- [Problem statement] Reproduce the lines exactly, beginning with the line that has "What D3.js code" and ending with the line that has "-35, -40, -45];". Images are left out.

*** Excerpted data ***

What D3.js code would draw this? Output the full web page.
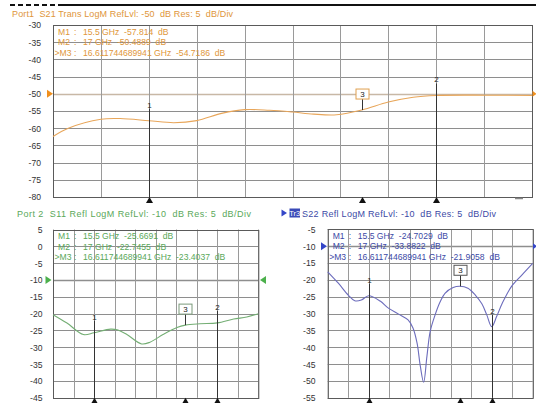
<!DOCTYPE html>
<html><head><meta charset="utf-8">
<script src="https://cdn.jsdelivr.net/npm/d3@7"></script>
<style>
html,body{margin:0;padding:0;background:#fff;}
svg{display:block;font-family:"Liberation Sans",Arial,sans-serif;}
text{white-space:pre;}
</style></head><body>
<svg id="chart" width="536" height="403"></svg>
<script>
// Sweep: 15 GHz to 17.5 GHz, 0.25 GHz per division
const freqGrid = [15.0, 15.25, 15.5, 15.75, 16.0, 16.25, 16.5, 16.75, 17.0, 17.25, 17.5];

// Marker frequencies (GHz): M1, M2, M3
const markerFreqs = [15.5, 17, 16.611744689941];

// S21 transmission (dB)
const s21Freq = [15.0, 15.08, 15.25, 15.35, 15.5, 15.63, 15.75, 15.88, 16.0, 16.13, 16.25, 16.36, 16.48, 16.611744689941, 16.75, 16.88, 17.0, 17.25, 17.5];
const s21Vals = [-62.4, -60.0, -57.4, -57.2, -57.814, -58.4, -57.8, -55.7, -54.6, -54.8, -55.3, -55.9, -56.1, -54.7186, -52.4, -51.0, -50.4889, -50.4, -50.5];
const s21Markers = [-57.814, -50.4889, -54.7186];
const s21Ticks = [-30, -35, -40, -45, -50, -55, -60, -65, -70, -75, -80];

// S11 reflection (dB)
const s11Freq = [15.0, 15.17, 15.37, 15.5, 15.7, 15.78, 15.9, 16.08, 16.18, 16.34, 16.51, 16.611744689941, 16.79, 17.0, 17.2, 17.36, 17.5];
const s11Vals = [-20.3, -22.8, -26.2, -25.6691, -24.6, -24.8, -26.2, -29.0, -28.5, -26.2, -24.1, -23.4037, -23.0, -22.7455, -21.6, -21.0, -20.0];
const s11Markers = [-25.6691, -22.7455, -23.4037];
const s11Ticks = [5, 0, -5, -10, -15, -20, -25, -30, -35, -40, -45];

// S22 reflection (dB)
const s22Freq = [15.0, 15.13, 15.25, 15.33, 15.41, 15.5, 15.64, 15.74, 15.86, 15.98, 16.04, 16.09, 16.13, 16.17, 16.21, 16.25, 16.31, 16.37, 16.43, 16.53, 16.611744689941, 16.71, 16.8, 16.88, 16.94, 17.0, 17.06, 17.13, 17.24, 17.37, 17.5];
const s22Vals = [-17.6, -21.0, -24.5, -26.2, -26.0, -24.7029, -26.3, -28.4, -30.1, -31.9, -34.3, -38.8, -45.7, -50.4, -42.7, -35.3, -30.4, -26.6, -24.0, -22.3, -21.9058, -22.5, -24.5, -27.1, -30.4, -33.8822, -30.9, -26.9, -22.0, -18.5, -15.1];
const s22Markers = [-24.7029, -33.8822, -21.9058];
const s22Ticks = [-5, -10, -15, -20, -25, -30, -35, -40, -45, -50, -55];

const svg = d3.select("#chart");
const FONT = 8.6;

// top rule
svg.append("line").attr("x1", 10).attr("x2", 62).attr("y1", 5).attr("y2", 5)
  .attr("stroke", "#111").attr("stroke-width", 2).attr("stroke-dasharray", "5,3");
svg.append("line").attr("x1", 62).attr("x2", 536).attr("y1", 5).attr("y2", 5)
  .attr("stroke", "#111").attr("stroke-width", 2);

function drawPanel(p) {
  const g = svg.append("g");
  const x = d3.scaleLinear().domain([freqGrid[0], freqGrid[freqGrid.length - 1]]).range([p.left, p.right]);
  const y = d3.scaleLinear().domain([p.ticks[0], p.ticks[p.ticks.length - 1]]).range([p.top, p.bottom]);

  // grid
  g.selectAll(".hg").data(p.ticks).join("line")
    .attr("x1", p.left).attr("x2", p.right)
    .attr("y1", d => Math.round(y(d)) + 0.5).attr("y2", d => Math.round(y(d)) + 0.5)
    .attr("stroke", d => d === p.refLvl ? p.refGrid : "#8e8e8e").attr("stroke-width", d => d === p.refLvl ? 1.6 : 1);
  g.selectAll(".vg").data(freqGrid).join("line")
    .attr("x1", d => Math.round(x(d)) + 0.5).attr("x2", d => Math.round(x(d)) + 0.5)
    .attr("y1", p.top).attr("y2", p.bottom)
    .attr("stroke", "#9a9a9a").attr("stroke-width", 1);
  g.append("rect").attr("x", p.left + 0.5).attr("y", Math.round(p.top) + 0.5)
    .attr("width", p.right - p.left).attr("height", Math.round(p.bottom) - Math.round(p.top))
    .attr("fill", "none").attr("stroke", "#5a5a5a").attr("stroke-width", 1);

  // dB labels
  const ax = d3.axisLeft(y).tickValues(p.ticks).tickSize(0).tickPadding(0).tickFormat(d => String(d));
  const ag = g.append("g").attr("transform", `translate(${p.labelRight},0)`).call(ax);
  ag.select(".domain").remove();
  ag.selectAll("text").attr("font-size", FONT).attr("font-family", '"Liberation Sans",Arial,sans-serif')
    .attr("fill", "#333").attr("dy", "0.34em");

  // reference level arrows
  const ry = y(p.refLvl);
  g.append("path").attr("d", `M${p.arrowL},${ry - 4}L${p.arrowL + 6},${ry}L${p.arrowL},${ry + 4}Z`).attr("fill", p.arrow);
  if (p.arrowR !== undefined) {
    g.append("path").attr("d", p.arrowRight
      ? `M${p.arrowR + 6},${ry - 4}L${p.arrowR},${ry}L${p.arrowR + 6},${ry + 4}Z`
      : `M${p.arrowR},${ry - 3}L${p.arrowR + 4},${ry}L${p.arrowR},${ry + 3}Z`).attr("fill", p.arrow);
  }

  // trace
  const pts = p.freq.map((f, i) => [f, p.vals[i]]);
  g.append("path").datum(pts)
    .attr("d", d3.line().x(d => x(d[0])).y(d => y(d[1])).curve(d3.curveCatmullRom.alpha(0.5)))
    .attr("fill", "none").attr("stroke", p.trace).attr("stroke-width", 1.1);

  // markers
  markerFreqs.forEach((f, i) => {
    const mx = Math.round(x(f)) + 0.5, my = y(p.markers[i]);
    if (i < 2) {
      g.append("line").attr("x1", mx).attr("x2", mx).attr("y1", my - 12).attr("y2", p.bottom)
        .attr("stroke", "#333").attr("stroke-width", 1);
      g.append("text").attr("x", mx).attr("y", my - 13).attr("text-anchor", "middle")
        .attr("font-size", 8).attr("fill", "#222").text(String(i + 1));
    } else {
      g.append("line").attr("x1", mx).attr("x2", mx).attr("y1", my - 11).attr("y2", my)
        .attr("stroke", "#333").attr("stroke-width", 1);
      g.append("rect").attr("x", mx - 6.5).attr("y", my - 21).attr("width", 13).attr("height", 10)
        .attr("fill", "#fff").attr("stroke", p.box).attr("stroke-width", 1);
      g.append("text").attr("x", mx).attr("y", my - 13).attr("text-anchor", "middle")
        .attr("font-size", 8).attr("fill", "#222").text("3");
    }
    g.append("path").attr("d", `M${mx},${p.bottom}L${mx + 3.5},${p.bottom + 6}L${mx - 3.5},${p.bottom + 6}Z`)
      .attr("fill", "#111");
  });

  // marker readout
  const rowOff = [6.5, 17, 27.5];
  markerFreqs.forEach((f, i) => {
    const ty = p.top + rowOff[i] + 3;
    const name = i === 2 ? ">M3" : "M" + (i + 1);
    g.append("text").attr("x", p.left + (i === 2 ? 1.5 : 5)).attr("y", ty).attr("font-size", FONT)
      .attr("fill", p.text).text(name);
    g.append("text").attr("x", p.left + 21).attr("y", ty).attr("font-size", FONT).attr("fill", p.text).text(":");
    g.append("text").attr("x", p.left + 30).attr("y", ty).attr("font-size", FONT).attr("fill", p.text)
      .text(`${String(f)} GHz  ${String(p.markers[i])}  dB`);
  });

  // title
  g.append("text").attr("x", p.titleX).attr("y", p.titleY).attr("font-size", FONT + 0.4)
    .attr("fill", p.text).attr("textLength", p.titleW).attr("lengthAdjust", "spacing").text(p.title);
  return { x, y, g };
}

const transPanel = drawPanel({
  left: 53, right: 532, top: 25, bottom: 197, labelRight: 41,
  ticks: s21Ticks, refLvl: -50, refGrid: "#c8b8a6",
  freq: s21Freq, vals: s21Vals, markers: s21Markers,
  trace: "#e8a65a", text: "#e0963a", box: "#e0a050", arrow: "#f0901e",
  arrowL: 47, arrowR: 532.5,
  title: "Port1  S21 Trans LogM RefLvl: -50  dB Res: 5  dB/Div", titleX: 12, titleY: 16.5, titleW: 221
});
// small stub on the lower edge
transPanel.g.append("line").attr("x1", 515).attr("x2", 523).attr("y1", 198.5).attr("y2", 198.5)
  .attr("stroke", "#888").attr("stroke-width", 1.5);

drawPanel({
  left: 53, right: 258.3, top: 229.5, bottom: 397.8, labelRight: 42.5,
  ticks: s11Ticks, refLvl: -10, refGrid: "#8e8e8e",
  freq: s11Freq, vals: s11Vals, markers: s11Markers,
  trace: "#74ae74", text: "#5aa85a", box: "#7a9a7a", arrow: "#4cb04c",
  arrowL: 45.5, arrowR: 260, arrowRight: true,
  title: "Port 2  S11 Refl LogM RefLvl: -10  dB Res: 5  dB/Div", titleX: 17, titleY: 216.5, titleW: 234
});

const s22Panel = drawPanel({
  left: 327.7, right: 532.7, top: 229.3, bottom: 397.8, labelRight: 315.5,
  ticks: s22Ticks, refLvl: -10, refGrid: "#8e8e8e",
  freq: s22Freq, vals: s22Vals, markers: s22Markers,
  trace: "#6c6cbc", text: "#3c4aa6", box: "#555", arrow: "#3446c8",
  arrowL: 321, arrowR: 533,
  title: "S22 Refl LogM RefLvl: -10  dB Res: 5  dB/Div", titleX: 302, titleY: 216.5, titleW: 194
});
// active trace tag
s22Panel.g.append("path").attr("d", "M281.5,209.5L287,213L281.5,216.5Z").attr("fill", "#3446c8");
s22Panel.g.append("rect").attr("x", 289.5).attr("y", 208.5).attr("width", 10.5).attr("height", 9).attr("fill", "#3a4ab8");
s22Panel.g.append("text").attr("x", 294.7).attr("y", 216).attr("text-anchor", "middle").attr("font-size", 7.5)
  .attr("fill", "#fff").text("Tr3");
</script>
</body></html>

***
*** Excerpted data ***

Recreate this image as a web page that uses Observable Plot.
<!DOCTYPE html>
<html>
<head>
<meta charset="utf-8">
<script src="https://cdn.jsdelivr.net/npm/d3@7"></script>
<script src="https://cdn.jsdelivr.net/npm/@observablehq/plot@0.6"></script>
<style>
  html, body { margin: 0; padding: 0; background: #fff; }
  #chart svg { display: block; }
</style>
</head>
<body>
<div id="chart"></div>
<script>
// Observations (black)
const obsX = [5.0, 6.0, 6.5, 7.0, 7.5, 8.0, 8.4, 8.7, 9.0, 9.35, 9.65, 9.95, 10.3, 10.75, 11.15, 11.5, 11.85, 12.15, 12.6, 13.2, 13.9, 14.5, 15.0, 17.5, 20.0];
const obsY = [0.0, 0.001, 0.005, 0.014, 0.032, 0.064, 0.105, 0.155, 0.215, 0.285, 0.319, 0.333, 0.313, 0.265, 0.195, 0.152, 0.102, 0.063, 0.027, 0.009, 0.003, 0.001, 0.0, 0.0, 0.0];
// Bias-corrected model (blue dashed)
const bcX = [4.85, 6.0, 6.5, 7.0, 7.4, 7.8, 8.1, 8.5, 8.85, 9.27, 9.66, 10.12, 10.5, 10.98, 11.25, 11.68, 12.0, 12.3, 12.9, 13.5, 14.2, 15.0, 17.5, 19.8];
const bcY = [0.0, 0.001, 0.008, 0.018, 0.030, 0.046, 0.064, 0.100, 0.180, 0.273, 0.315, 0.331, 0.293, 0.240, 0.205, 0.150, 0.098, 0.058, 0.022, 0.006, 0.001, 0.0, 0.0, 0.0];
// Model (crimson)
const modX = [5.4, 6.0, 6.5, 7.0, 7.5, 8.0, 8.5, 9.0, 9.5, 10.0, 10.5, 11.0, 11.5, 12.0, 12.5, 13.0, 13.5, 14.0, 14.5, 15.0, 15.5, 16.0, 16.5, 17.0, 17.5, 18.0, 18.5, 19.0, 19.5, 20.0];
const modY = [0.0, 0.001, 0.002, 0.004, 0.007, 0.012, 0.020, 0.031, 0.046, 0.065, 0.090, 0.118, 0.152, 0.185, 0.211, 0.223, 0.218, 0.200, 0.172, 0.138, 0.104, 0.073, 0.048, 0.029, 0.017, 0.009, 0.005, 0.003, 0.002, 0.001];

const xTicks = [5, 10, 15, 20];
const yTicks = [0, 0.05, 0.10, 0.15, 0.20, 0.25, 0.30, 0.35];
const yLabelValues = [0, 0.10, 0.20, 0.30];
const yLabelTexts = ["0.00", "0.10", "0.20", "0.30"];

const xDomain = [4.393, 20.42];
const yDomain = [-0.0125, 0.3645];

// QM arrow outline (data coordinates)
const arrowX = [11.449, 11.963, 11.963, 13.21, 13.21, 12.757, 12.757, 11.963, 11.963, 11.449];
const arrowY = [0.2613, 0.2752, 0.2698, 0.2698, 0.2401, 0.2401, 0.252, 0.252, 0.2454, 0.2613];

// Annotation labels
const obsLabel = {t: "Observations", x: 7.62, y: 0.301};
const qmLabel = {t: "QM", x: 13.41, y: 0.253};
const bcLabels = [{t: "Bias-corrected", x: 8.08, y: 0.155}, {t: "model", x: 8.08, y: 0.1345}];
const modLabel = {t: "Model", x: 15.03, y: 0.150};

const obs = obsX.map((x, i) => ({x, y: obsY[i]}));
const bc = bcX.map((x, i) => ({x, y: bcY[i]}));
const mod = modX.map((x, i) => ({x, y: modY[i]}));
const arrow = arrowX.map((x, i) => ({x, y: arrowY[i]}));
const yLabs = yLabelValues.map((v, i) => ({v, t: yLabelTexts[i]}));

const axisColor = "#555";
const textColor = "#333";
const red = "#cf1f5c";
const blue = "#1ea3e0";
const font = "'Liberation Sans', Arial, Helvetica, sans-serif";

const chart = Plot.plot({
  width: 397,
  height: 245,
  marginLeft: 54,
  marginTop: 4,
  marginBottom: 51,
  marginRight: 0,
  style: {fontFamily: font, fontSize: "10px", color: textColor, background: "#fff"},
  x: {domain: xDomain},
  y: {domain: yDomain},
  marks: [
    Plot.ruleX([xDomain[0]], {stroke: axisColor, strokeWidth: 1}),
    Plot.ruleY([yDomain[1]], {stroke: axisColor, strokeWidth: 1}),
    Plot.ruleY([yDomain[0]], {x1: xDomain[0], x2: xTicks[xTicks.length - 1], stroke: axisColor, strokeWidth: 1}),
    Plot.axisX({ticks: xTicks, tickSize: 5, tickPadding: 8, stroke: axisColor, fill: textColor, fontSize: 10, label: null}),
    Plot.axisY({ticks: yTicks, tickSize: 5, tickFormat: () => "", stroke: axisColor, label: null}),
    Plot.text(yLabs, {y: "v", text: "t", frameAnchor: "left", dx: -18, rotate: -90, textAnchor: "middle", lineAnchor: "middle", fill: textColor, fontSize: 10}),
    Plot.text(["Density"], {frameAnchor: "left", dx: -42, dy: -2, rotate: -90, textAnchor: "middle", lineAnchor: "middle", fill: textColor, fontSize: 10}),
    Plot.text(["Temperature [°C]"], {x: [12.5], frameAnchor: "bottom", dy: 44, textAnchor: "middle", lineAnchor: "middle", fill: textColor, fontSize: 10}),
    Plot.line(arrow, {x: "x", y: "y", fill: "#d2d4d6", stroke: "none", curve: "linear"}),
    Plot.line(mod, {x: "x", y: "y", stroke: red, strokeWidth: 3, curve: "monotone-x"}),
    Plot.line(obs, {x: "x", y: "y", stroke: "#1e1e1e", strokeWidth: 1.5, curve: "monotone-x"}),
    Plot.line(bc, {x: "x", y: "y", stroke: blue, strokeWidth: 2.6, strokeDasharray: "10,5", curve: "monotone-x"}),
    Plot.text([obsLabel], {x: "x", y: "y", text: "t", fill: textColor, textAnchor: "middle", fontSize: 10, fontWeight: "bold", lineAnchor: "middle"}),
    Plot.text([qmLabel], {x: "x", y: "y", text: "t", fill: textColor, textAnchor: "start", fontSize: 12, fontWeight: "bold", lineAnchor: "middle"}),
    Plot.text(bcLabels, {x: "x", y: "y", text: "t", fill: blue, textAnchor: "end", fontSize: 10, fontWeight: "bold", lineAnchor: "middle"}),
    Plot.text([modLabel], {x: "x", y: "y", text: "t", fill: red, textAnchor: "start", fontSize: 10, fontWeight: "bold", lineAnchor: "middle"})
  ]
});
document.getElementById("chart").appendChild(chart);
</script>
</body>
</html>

***
*** Excerpted data ***

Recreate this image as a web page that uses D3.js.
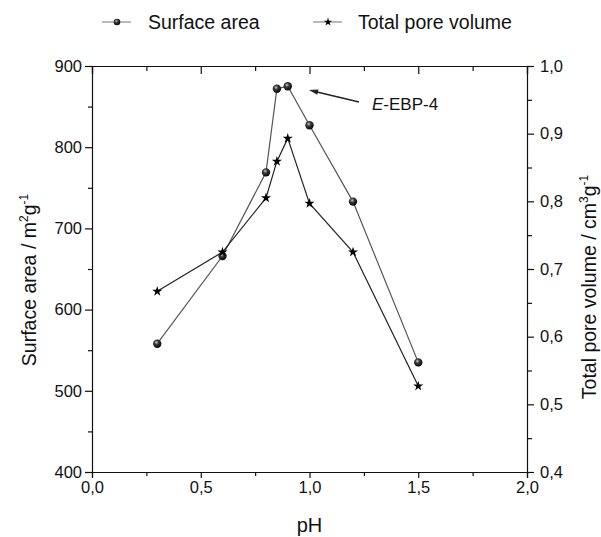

***

- [Solution for this problem]
What D3.js code would draw this? Output the full web page.
<!DOCTYPE html>
<html><head><meta charset="utf-8">
<script src="https://cdn.jsdelivr.net/npm/d3@7"></script>
<style>
html,body{margin:0;padding:0;background:#fff;}
svg{display:block;font-family:"Liberation Sans",Arial,sans-serif;}
text{white-space:pre;}
</style></head><body>
<svg id="chart" width="536" height="403"></svg>
<script>
// Sweep: 15 GHz to 17.5 GHz, 0.25 GHz per division
const freqGrid = [15.0, 15.25, 15.5, 15.75, 16.0, 16.25, 16.5, 16.75, 17.0, 17.25, 17.5];

// Marker frequencies (GHz): M1, M2, M3
const markerFreqs = [15.5, 17, 16.611744689941];

// S21 transmission (dB)
const s21Freq = [15.0, 15.08, 15.25, 15.35, 15.5, 15.63, 15.75, 15.88, 16.0, 16.13, 16.25, 16.36, 16.48, 16.611744689941, 16.75, 16.88, 17.0, 17.25, 17.5];
const s21Vals = [-62.4, -60.0, -57.4, -57.2, -57.814, -58.4, -57.8, -55.7, -54.6, -54.8, -55.3, -55.9, -56.1, -54.7186, -52.4, -51.0, -50.4889, -50.4, -50.5];
const s21Markers = [-57.814, -50.4889, -54.7186];
const s21Ticks = [-30, -35, -40, -45, -50, -55, -60, -65, -70, -75, -80];

// S11 reflection (dB)
const s11Freq = [15.0, 15.17, 15.37, 15.5, 15.7, 15.78, 15.9, 16.08, 16.18, 16.34, 16.51, 16.611744689941, 16.79, 17.0, 17.2, 17.36, 17.5];
const s11Vals = [-20.3, -22.8, -26.2, -25.6691, -24.6, -24.8, -26.2, -29.0, -28.5, -26.2, -24.1, -23.4037, -23.0, -22.7455, -21.6, -21.0, -20.0];
const s11Markers = [-25.6691, -22.7455, -23.4037];
const s11Ticks = [5, 0, -5, -10, -15, -20, -25, -30, -35, -40, -45];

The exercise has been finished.